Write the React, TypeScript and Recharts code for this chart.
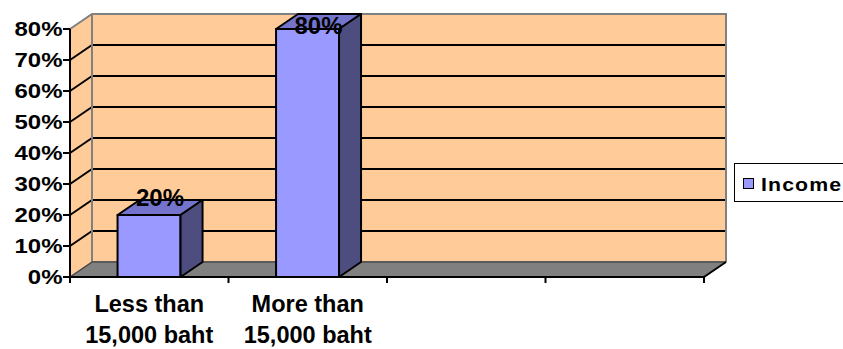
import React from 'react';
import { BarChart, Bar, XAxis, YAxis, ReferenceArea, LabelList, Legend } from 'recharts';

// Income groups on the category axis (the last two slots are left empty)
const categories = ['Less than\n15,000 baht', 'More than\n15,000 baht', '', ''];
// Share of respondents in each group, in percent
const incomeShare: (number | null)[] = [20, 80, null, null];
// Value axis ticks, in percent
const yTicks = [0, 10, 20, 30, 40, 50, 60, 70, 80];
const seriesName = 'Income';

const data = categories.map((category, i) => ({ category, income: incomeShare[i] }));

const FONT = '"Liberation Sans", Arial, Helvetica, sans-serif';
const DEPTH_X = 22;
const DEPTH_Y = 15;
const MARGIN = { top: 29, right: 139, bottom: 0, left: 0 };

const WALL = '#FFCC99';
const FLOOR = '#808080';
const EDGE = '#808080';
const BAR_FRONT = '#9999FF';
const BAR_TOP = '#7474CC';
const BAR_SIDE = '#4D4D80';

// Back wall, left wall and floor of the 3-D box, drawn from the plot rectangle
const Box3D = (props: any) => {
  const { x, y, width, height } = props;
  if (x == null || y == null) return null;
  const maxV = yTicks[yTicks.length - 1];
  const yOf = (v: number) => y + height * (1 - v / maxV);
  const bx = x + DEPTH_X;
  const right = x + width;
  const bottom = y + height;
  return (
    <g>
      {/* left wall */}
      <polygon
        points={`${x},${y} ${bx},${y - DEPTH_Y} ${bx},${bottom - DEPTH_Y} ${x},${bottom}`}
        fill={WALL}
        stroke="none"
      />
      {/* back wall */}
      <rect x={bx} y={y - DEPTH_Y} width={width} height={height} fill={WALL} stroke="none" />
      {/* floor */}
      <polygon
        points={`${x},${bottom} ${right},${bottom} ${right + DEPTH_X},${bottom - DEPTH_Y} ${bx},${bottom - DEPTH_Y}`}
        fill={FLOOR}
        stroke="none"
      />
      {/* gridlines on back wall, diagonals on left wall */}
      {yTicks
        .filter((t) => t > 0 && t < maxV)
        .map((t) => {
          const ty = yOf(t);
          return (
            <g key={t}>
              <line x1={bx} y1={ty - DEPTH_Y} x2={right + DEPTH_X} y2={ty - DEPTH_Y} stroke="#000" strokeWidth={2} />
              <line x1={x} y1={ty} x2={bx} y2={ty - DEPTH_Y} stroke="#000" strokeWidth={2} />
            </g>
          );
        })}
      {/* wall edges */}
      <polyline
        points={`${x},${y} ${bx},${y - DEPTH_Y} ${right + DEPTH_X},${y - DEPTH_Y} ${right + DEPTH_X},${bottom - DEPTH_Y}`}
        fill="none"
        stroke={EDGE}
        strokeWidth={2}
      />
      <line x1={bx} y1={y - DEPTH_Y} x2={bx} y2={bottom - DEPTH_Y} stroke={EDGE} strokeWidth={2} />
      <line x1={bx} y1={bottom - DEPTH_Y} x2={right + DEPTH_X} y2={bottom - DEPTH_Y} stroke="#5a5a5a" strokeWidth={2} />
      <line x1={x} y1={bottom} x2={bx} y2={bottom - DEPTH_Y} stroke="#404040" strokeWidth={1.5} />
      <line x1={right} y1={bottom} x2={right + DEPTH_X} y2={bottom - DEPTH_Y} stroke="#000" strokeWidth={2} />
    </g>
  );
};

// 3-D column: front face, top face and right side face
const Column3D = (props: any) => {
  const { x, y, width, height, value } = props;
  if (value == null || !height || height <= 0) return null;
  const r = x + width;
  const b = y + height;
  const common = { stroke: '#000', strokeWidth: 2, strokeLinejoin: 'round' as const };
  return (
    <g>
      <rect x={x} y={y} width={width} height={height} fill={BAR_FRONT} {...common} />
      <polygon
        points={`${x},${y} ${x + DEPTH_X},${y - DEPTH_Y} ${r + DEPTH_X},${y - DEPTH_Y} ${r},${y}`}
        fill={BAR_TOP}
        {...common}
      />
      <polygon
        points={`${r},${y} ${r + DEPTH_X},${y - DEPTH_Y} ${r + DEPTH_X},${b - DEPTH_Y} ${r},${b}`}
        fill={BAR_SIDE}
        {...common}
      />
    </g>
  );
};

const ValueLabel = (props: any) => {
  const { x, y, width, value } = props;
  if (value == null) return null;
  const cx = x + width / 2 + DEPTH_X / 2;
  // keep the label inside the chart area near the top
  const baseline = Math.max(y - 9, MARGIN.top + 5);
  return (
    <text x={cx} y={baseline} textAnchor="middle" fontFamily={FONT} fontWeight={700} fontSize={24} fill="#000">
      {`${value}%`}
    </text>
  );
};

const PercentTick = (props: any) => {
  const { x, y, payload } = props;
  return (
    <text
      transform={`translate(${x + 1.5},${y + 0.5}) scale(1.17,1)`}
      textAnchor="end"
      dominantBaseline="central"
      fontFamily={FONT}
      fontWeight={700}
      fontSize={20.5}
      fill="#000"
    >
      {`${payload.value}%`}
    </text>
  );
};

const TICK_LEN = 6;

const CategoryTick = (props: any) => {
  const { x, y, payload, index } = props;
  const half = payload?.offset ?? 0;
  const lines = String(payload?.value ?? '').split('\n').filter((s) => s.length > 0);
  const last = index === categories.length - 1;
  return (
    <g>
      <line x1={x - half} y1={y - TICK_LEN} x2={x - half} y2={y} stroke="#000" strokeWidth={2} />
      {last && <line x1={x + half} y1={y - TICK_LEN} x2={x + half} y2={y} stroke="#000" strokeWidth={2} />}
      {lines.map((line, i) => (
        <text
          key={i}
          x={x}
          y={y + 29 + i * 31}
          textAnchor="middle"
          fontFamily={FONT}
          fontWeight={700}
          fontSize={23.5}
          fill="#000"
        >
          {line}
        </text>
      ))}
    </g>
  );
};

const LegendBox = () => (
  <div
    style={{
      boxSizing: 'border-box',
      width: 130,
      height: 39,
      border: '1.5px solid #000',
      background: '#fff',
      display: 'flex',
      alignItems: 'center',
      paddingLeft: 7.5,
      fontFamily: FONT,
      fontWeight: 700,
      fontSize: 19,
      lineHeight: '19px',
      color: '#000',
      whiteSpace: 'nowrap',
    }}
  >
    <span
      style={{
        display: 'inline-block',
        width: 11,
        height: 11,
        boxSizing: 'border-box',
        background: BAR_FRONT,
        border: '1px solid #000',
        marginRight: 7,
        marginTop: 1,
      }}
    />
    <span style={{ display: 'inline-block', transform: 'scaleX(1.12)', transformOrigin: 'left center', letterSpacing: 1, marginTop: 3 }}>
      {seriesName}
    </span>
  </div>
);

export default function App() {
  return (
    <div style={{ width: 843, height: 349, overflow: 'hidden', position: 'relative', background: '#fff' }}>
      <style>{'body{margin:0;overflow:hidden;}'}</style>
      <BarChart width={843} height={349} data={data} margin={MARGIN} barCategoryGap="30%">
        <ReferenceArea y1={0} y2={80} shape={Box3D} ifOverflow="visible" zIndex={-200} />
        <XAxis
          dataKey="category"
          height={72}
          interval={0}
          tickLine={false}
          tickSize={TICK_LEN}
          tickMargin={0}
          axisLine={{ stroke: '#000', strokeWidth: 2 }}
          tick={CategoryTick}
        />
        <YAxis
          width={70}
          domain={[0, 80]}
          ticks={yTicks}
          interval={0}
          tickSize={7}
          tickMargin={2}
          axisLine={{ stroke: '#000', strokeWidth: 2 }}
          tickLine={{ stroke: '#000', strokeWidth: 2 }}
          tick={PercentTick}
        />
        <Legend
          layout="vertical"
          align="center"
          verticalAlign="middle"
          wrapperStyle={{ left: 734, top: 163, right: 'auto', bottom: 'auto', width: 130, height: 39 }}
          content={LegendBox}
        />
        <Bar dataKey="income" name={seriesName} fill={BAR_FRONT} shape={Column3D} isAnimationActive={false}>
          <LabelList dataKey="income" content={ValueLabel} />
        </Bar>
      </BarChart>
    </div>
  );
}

→ **WRITTEN REQUEST**: Repeat exactly and only the lines from the start of the data above through the line that holds "const data = categories.map((category, i)", inclusive. Pictures do not belong in the copy.

→ **WRITTEN ANSWER**:
Write the React, TypeScript and Recharts code for this chart.
import React from 'react';
import { BarChart, Bar, XAxis, YAxis, ReferenceArea, LabelList, Legend } from 'recharts';

// Income groups on the category axis (the last two slots are left empty)
const categories = ['Less than\n15,000 baht', 'More than\n15,000 baht', '', ''];
// Share of respondents in each group, in percent
const incomeShare: (number | null)[] = [20, 80, null, null];
// Value axis ticks, in percent
const yTicks = [0, 10, 20, 30, 40, 50, 60, 70, 80];
const seriesName = 'Income';

const data = categories.map((category, i) => ({ category, income: incomeShare[i] }));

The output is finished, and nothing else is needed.